Hanoi sticky rice doesn't compete on speed, even though it exists inside a city that measures almost everything else by it. It survives in a narrow window of time, on a narrow stretch of sidewalk, and disappears before the neighborhood gets crowded — a private rhythm folded inside the city's public one.

A Corner of Sidewalk

That patch of sidewalk wasn't chosen at random. It sits exactly where two alleys meet, where the pavement narrows to under a meter — just enough room for one basket and a few plastic stools, not enough for anyone to build a permanent stand. The narrowness is a condition, not a backdrop: a few steps toward the main boulevard, where the sidewalk widens, and the rice disappears, giving way to noodle soups that have been selling since midnight. The same logic governs the hours as much as the ground: the whole arrangement holds for roughly three hours, six to nine in the morning, before those same shopfronts reclaim the pavement for the rest of the day.

People tend to come alone rather than in groups. The version made with those shaved mung bean ribbons — xôi xéo, the most elaborate of the morning rice dishes — is often eaten standing right there, the wrapper cracked open in one palm, a small bamboo spoon working through it before the customer walks on. Others buy it to carry off: for a coworker who hasn't eaten yet, for a child still half-asleep on the back of a motorbike. There are no tables, no chairs for lingering. This breakfast was built to be eaten standing, moving, finished in minutes — but never built to be rushed.

An Arithmetic of Leaves

The leaf wrapped around each packet usually reads as a nostalgic touch — something kept out of habit rather than reason. But lá dong (dong leaf), banana leaf, or lotus leaf, tied with a strip of split bamboo, isn't simply packaging. It insulates well while still letting steam escape in small amounts, enough that the rice grains don't sit in trapped moisture and turn soggy over the half hour it travels from sidewalk to office desk. A sealed plastic box solves the first half of that problem — it holds heat — but trades it for the second: steam with nowhere to go condenses into water, and rice left more than twenty minutes in a plastic container tends to go mushy exactly where it touches the bottom.

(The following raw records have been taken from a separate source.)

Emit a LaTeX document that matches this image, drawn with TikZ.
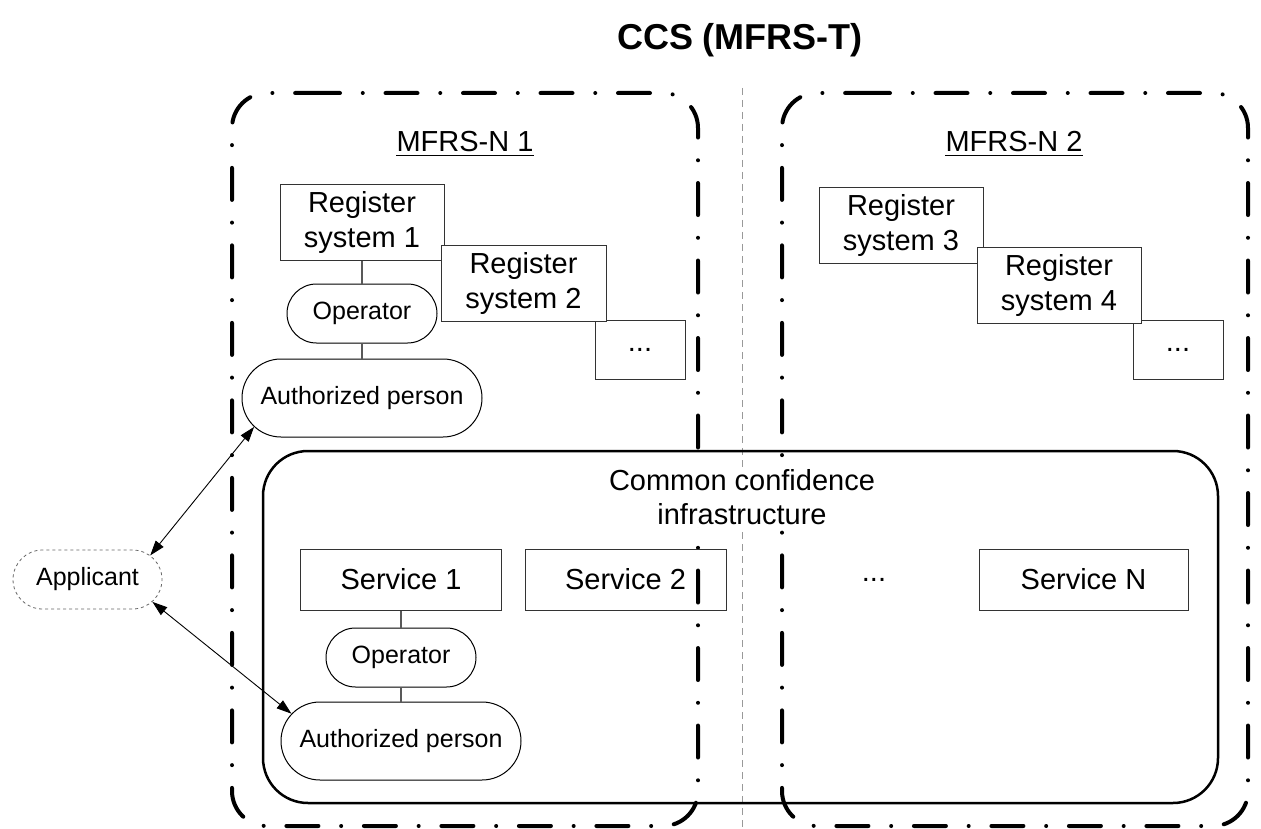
\documentclass[tikz,border=0pt]{standalone}
\usepackage{fontspec}
\setmainfont{Liberation Sans}
\usetikzlibrary{arrows.meta,shapes.misc,calc}

\tikzset{
  boxtext/.style={font=\fontsize{29}{34.5}\selectfont, align=center},
  pilltext/.style={font=\fontsize{25}{30}\selectfont},
  regbox/.style={rectangle, draw=black!80, fill=white, line width=1pt,
    inner sep=0pt, boxtext},
  pill/.style={rounded rectangle, draw=black, fill=white, line width=1pt,
    inner sep=0pt, pilltext},
  mfrsbox/.style={draw=black, line width=4pt, line cap=round,
    dash pattern=on 32pt off 22.75pt on 0pt off 22.75pt, rounded corners=35pt},
  ccibox/.style={draw=black, line width=2.5pt, rounded corners=45pt},
  divider/.style={draw=black!40, line width=1pt, dash pattern=on 7pt off 5pt},
  link/.style={draw=black!65, line width=1.3pt},
  flow/.style={draw=black, line width=0.9pt,
    {Triangle[length=15pt,width=10pt]}-{Triangle[length=15pt,width=10pt]}},
}

\begin{document}
\begin{tikzpicture}[x=1pt, y=-1pt]
  \useasboundingbox (0,0) rectangle (1261,829);

  % title
  \node[anchor=base, inner sep=0pt, font=\fontsize{36}{42}\selectfont\bfseries]
    (title) at (740,50) {CCS (MFRS-T)};

  % vertical divider between the two MFRS-N domains
  \coordinate (divtop) at (742,88);
  \coordinate (divbot) at (742,829);
  \draw[divider] (divtop) -- (divbot);

  % the two MFRS-N domains (open paths starting on the top edge fix the dash phase)
  \draw[mfrsbox] (308,93) -- (698,93) -- (698,826) -- (232,826) -- (232,93) -- (308,93);
  \draw[mfrsbox] (858,93) -- (1248,93) -- (1248,826) -- (782,826) -- (782,93) -- (858,93);

  \node[anchor=base, inner sep=0pt, boxtext] (n1lab) at (465,152) {MFRS-N 1};
  \node[anchor=base, inner sep=0pt, boxtext] (n2lab) at (1014,152) {MFRS-N 2};
  \draw[line width=1.3pt] ($(n1lab.base west)+(0,3.5)$) -- ($(n1lab.base east)+(0,3.5)$);
  \draw[line width=1.3pt] ($(n2lab.base west)+(0,3.5)$) -- ($(n2lab.base east)+(0,3.5)$);

  % register systems of MFRS-N 1
  \node[regbox, minimum width=164pt, minimum height=75pt] (rs1) at (362,222.5) {Register\\system 1};
  \node[regbox, minimum width=90pt, minimum height=59pt] (more1) at (640,349.5) {...};
  \node[regbox, minimum width=165pt, minimum height=75pt] (rs2) at (523.5,283.5) {Register\\system 2};
  \node[pill, minimum width=150pt, minimum height=59pt] (op1) at (362,313.5) {Operator};
  \node[pill, minimum width=240pt, minimum height=78pt] (ap1) at (362,398) {Authorized person};
  \draw[link] (rs1.south) -- (op1.north);
  \draw[link] (op1.south) -- (ap1.north);

  % register systems of MFRS-N 2
  \node[regbox, minimum width=164pt, minimum height=75pt] (rs3) at (901,225.5) {Register\\system 3};
  \node[regbox, minimum width=90pt, minimum height=59pt] (more2) at (1178,349.5) {...};
  \node[regbox, minimum width=164pt, minimum height=75pt] (rs4) at (1059,285.5) {Register\\system 4};

  % common confidence infrastructure
  \draw[ccibox] (263,451) rectangle (1218,803);
  \node[boxtext, fill=white, inner sep=2pt] (cci) at (742,497) {Common confidence\\infrastructure};

  \node[regbox, fill=none, minimum width=201pt, minimum height=61pt] (sv1) at (401,579.5) {Service 1};
  \node[regbox, fill=none, minimum width=201pt, minimum height=61pt] (sv2) at (625.5,579.5) {Service 2};
  \node[boxtext, inner sep=0pt] (svdots) at (874,580) {...};
  \node[regbox, fill=none, minimum width=209pt, minimum height=61pt] (svn) at (1083.5,579.5) {Service N};

  \node[pill, minimum width=150pt, minimum height=59pt] (op2) at (401,657.5) {Operator};
  \node[pill, minimum width=240pt, minimum height=78pt] (ap2) at (401,741) {Authorized person};
  \draw[link] (sv1.south) -- (op2.north);
  \draw[link] (op2.south) -- (ap2.north);

  % applicant and its contacts
  \node[pill, draw=black!60, dashed, line width=0.8pt, minimum width=149pt, minimum height=59pt]
    (app) at (87.5,579.5) {Applicant};
  \draw[flow] (app.21) -- (ap1.195);
  \draw[flow] (app.-19) -- (ap2.166);
\end{tikzpicture}
\end{document}
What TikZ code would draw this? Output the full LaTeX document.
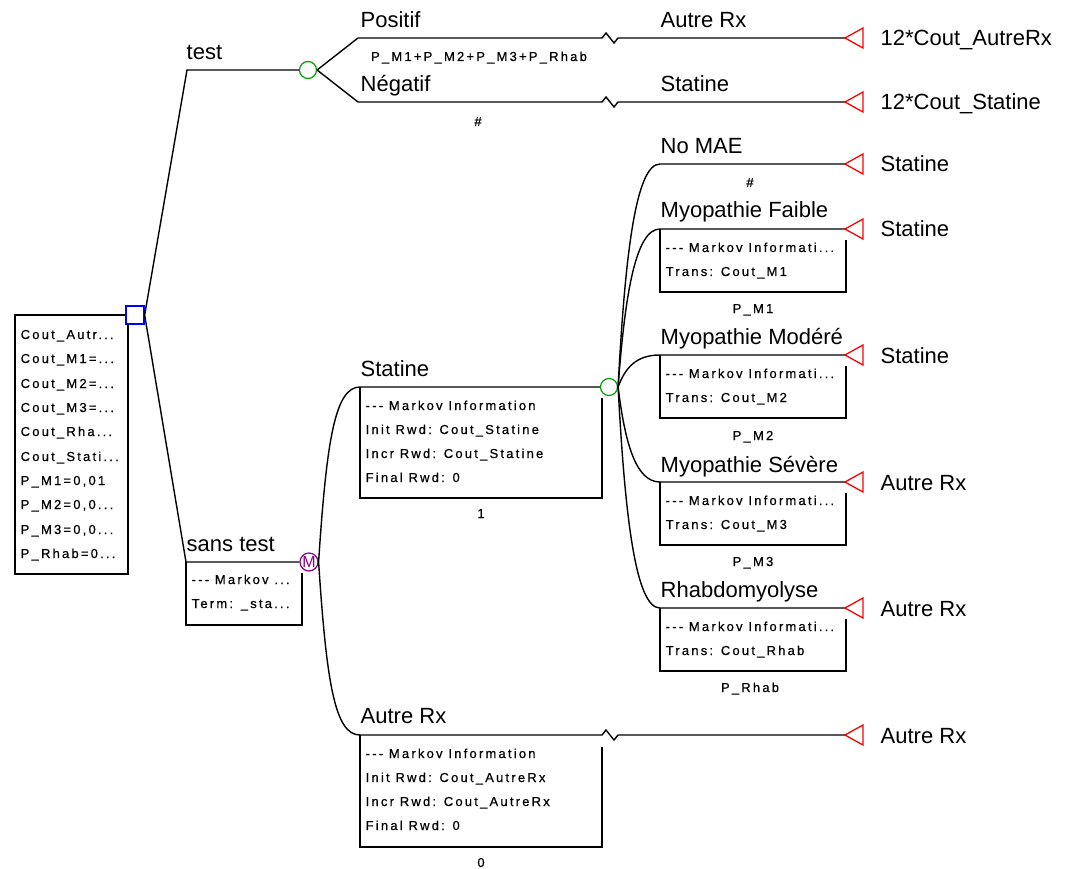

The price of a traditional packet — hovering between 10,000 and 15,000 dong for years, almost immune to inflation — isn't separate from that wrapping either. Leaves are a byproduct, close to free. Styrofoam and plastic film have to be bought in bulk, and that cost gets folded straight into the price. A system that uses nearly free material to solve two problems at once — heat retention and cost — isn't a coincidence. It's a form of logistics, optimized before the city had any concept of cold chains or delivery apps, built for a population with no refrigerator and no time to wait. A fully loaded version at a larger storefront — braised pork, sausage, egg added on — can run to 50,000 dong, nearly five times as much; Most of that 35,000-dong gap has nothing to do with the toppings — it pays for a kitchen the basket version never needed.

Who Still Keeps the Rhythm

Not all of the old rhythm has been lost. A few brands — Xôi Yến on Nguyễn Hữu Huân street, Xôi Cát Lâm nearby — moved sticky rice out of shoulder-pole baskets and into multi-story storefronts that stay open around the clock. I used to assume that shift meant losing the sidewalk original entirely. Watching a vendor's hands shave mung bean behind a glass counter, I realized what had actually been lost wasn't the technique — it was the space around it.

What survived is the motion: hands still press the mung bean into a block, still shave it into thin slices right in front of the customer, in the same fixed order, even though the customer now sits indoors instead of standing in the cold. What didn't survive is the sidewalk at dawn, the silent line, the column of steam rising and disappearing. Restoration, here, only reaches the part that can travel. For anyone looking for the part that didn't — there's no sign to watch for, no storefront name. Only a quiet line of people standing around a cloth-covered basket, usually where two alleys meet or at the mouth of a residential lane, on a sidewalk still narrow enough to hold the old rhythm of selling.

The Leaf Gives Way to the Box

At most high-speed rice stalls — carts working the rush hour, orders placed through delivery apps — the leaf has nearly disappeared. Not because leaves are hard to find, but because they aren't built for a different kind of journey: the rice is no longer eaten within minutes of purchase, it's tucked into a delivery driver's storage box, moved several kilometers across multiple intersections before it reaches anyone's hands. That same demand for longer transport, passing through more hands, needs a tighter seal than a leaf can give — plastic, though worse at managing moisture, resists impact and spills better, two criteria no one needed to consider when breakfast only traveled from basket to palm. The price paid is something the leaf used to do for free: letting the rice breathe for the length of the trip. The dish's oldest piece of heat technology is disappearing exactly at the moment the city needs speed the most.


Twenty years from now, that stretch of sidewalk might look different — the alley widened, the basket replaced by a storefront with its own logo. But if someone is still sitting low on a plastic stool before the sky is fully light, shaving mung bean in the same fixed order — rice first, then bean, then shallot last — that will be the only sign of what, in this particular morning, was never something to shorten.